In another indicator that things are returning somewhat back to normal in New York and New York Theatre, Off-Broadway's De La Guarda, one of the shows that cut back its weekly number of performances following the Sept. 11 World Trade Center attack, is now going back to its full, eight-times-a-week schedule.
According to a spokesperson at the Karpel Group, the weekly playing schedule returns to Tues-Fri 8 PM, Fri 10:30 PM, Sat 7 and 10 PM; Sun 7 PM. The show plays at the Daryl Roth Theatre on East 15th Street. Oct. 23 also marks the date that The Syringa Tree resumes performances, with Tony n' Tina's Wedding waiting one more week to come back, Nov. 1.
Three days before Off-Broadway's De La Guarda reached its third anniversary, the aerial, physical and fantastical show added a new segment that's being advertised as "Higher, Louder, Wetter."
According to a production spokesperson, the six-minute bit ends the evening with "a very new, high-flying segment" with "new music, new lights, new thrills for the audience." The rest of the show has remained the same, with no sequences deleted to make room for the addition.
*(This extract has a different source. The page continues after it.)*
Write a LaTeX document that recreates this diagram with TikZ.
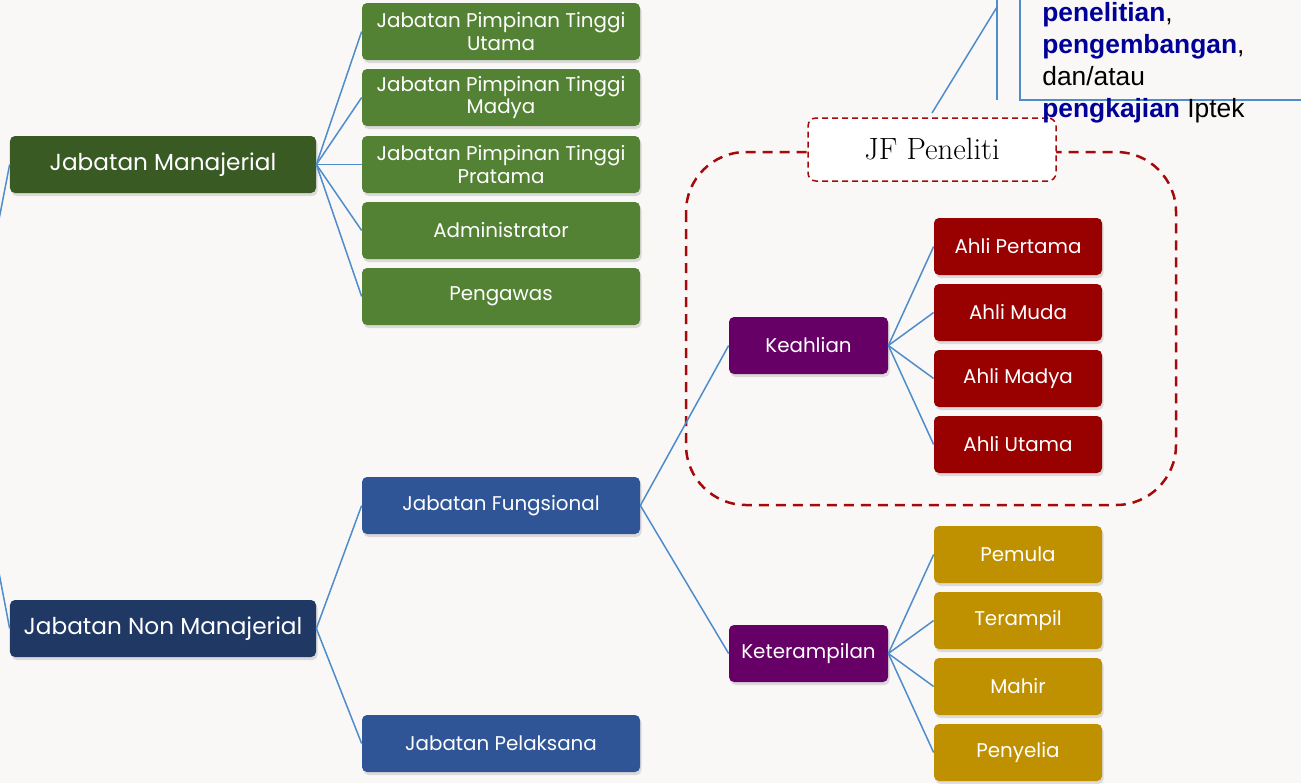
\documentclass[tikz,border=0pt]{standalone}
\usepackage{fontspec}
\usetikzlibrary{shadows}
\newfontfamily\gothic{Poppins}
\newfontfamily\arial{Liberation Sans}
\definecolor{paper}{HTML}{FAF8F7}
\definecolor{mgrgreen}{HTML}{3A5A24}
\definecolor{jptgreen}{HTML}{548235}
\definecolor{nonnavy}{HTML}{203864}
\definecolor{jfblue}{HTML}{2F5597}
\definecolor{jfpurple}{HTML}{660066}
\definecolor{ahlired}{HTML}{990000}
\definecolor{terampilgold}{HTML}{BF9000}
\definecolor{linkblue}{HTML}{4F8CCB}
\definecolor{dashred}{HTML}{A50A0A}
\definecolor{textblue}{HTML}{000099}
\begin{document}
\begin{tikzpicture}[x=0.2mm,y=-0.2mm,
	box/.style={rounded corners=1mm, minimum height=11.4mm, inner sep=0pt, text=white, align=center,
		font=\gothic\fontsize{11.3}{12.6}\selectfont,
		drop shadow={opacity=0.25, shadow xshift=0.3mm, shadow yshift=-0.6mm}},
	topbox/.style={box, minimum width=61.2mm, font=\gothic\fontsize{13.2}{14}\selectfont},
	midbox/.style={box, minimum width=55.6mm},
	subbox/.style={box, minimum width=31.8mm},
	lvlbox/.style={box, minimum width=33.6mm},
	link/.style={draw=linkblue, line width=0.3mm},
	calltext/.style={anchor=base west, inner sep=0pt, font=\arial\fontsize{15}{18}\selectfont}]
	\fill[paper] (0,0) rectangle (1301,783);
	\clip (0,0) rectangle (1301,783);

	\coordinate (root) at (-35,395);
	\node[topbox, fill=mgrgreen] (mgr) at (163,164.5) {Jabatan Manajerial};
	\node[topbox, fill=nonnavy] (nonmgr) at (163,628.5) {Jabatan Non Manajerial};

	\node[midbox, fill=jptgreen] (jpt1) at (501,31.5) {Jabatan Pimpinan Tinggi\\Utama};
	\node[midbox, fill=jptgreen] (jpt2) at (501,97.5) {Jabatan Pimpinan Tinggi\\Madya};
	\node[midbox, fill=jptgreen] (jpt3) at (501,164.5) {Jabatan Pimpinan Tinggi\\Pratama};
	\node[midbox, fill=jptgreen] (adm) at (501,230.5) {Administrator};
	\node[midbox, fill=jptgreen] (pgw) at (501,296.5) {Pengawas};
	\node[midbox, fill=jfblue] (fung) at (501,505.5) {Jabatan Fungsional};
	\node[midbox, fill=jfblue] (pel) at (501,743.5) {Jabatan Pelaksana};

	\draw[dashred, line width=0.5mm, dash pattern=on 2mm off 1.4mm, rounded corners=12mm] (686,152) rectangle (1176,505);
	\node[draw=dashred, fill=white, line width=0.3mm, dash pattern=on 1.2mm off 0.8mm, rounded corners=1.6mm,
		minimum width=49.6mm, minimum height=12.6mm, font=\fontsize{17.5}{20}\selectfont] (jfp) at (932,149.5) {JF Peneliti};

	\node[subbox, fill=jfpurple] (ahli) at (808.5,345.5) {Keahlian};
	\node[subbox, fill=jfpurple] (trp) at (808.5,653.5) {Keterampilan};

	\node[lvlbox, fill=ahlired] (a1) at (1018,246.5) {Ahli Pertama};
	\node[lvlbox, fill=ahlired] (a2) at (1018,312.5) {Ahli Muda};
	\node[lvlbox, fill=ahlired] (a3) at (1018,378.5) {Ahli Madya};
	\node[lvlbox, fill=ahlired] (a4) at (1018,444.5) {Ahli Utama};
	\node[lvlbox, fill=terampilgold] (t1) at (1018,554.5) {Pemula};
	\node[lvlbox, fill=terampilgold] (t2) at (1018,620.5) {Terampil};
	\node[lvlbox, fill=terampilgold] (t3) at (1018,686.5) {Mahir};
	\node[lvlbox, fill=terampilgold] (t4) at (1018,752.5) {Penyelia};

	\draw[link] (root) -- (mgr.west);
	\draw[link] (root) -- (nonmgr.west);
	\foreach \n in {jpt1,jpt2,jpt3,adm,pgw}
		\draw[link] (mgr.east) -- (\n.west);
	\draw[link] (nonmgr.east) -- (fung.west);
	\draw[link] (nonmgr.east) -- (pel.west);
	\draw[link] (fung.east) -- (ahli.west);
	\draw[link] (fung.east) -- (trp.west);
	\foreach \n in {a1,a2,a3,a4}
		\draw[link] (ahli.east) -- (\n.west);
	\foreach \n in {t1,t2,t3,t4}
		\draw[link] (trp.east) -- (\n.west);

	\coordinate (bar top) at (997,-10);
	\coordinate (bar end) at (997,100);
	\coordinate (call knee) at (997,7);
	\coordinate (call tip) at (932,113);
	\draw[link] (1020,-10) -- (1020,100) -- (1320,100);
	\draw[link] (bar top) -- (bar end);
	\draw[link] (call knee) -- (call tip);
	\node[calltext] (c1) at (1042,21) {{\bfseries\color{textblue}penelitian},};
	\node[calltext] (c2) at (1042,53) {{\bfseries\color{textblue}pengembangan},};
	\node[calltext] (c3) at (1042,85) {dan/atau};
	\node[calltext] (c4) at (1042,117) {{\bfseries\color{textblue}pengkajian} Iptek};
\end{tikzpicture}
\end{document}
De La Guarda turned three years old at the Daryl Roth Theatre June 16. The performance piece, created in Argentina, started previews June 11, 1998, and, more than 1,300 performances later, remains a draw for hip downtown crowds who don't mind being lifted into the air, splashed with water and being generally made part of the overall spectacle.
The show has certainly meant beginner's luck for its home, Off-Broadway being the first and still-only production to be done there. Producer Roth announced her plans to convert the landmarked American Savings Bank at 20 Union Square East into a 499-seat, Off-Broadway theatre in fall 1997. But she halted construction when she was approached by the producers of De La Guarda, who were searching for a space wherein the unique show could unfold. The empty, spacious bank seemed just right.
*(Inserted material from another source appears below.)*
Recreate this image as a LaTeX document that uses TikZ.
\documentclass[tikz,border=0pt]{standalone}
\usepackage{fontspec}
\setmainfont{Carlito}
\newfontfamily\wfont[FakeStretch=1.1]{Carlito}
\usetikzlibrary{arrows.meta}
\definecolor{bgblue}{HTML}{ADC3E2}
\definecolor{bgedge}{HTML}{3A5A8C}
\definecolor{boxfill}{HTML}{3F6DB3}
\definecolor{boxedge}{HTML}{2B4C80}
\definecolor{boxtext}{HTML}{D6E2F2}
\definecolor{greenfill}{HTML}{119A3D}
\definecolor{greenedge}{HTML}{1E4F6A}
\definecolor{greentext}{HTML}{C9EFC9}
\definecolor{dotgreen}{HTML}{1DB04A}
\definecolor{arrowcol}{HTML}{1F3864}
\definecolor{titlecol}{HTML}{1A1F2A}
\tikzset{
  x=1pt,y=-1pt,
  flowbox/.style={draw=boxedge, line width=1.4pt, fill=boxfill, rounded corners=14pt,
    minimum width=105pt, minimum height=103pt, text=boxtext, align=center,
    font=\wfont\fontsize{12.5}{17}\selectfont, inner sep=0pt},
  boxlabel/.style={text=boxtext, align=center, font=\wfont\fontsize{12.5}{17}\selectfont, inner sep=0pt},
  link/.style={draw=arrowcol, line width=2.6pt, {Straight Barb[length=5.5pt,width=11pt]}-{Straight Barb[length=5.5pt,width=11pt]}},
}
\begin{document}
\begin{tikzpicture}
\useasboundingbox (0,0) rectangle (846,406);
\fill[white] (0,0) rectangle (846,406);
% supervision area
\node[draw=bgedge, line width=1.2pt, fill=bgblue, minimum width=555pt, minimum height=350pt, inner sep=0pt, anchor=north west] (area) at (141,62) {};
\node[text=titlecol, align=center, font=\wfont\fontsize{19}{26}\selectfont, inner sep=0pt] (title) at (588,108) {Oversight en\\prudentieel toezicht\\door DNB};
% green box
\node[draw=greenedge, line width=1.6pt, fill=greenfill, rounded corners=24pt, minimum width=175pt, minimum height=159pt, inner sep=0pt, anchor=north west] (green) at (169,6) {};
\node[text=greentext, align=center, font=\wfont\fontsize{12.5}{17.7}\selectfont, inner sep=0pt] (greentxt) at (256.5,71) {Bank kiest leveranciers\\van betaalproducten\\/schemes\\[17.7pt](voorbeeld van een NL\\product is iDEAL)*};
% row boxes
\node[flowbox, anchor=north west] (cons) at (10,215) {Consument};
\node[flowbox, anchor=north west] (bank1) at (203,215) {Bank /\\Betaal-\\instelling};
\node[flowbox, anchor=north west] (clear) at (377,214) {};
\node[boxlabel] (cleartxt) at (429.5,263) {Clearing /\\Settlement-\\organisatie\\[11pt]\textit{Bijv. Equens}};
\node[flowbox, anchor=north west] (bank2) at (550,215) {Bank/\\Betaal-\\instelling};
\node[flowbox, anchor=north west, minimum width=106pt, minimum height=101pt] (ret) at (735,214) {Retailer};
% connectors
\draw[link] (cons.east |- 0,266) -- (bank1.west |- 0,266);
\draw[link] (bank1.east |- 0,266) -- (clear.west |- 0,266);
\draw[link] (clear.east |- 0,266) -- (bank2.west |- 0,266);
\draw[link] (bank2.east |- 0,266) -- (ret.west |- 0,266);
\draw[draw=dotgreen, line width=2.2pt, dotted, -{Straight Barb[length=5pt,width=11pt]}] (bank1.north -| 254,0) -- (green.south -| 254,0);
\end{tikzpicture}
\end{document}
Roth said at the time that the theatre is currently little more than a large, open area, measuring 50 by 100 feet, bordered by large windows, and with a marble floor underfoot. There are no fixed seats, but that's no problem. The audience for Guarda is required to stand while they watch the performers lower themselves down by rope and cable. Performances take place entirely in the air. There is music, but no words. Roth described the piece's nature as being along the lines of the Cirque du Soleil, Stomp, and Blue Man Group. Up to 499 people can attend the show each night. Meanwhile, the venue also boasts a 99-eat space "Little Theatre."
Producer Roth also produced Jane Anderson's Defying Gravity at The American Place Theatre, as well as How I Learned to Drive, Old Wicked Songs, and Three Tall Women. She's on the producing team for the upcoming Broadway mounting of Edward Albee's The Goat, or Who is Sylvia?.